Сидели долго, разговаривали уже как единомышленники. Смеялись. Солоухин сказал:
— А давайте еще одну телеграмму пошлем: «Никита Сергеич, мы пошутили».
Через несколько дней состоялось писательское собрание, на какую-то совсем другую тему. В этой толчее обычно общаешься с множеством людей. Но запомнились два разговора.
Тогдашний секретарь парткома Матвей Крючкин подошел в перерыве ко мне (мы подписывали телеграмму по алфавиту, и я оказался первым) и сообщил, что там (палец вверх!) одобрили наш патриотический шаг, но просили передать, что пока в этом нет необходимости.

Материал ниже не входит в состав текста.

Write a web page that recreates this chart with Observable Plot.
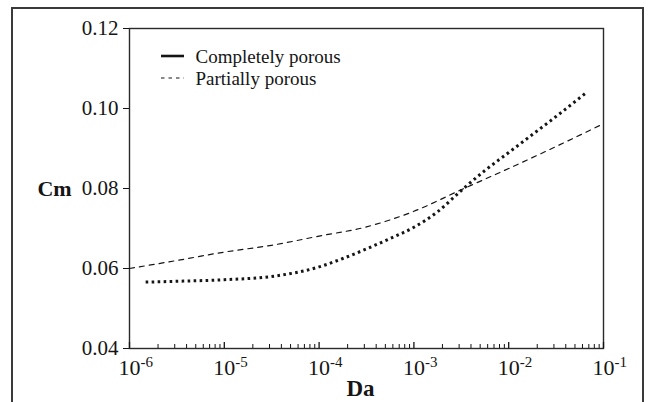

И еще подбежала Юлька Друнина с жутким возмущением: как мы могли забыть о ней!
А на Кубу чуть позже поехал один Евтушенко. Как говорится, по своим каналам. Он встречался с Фиделем и написал об этом много — много стихов.
Железные ворота
Когда я поступил в Литературный институт, на первом же «Вечере встречи и знакомства» меня поразил плотный морячок, который, засучив рукава, читал энергичные стихи о морском бое и о том, как идут вверх по Дунаю катера — через Железные ворота, еще через какие-то ворота — и все с экспрессией, с напором. В общем, произвел впечатление.
Дня два спустя он отворил дверь в наше общежитие, где вместе со мной жили еще двое флотских ребят, моих дорогих друзей в скором времени.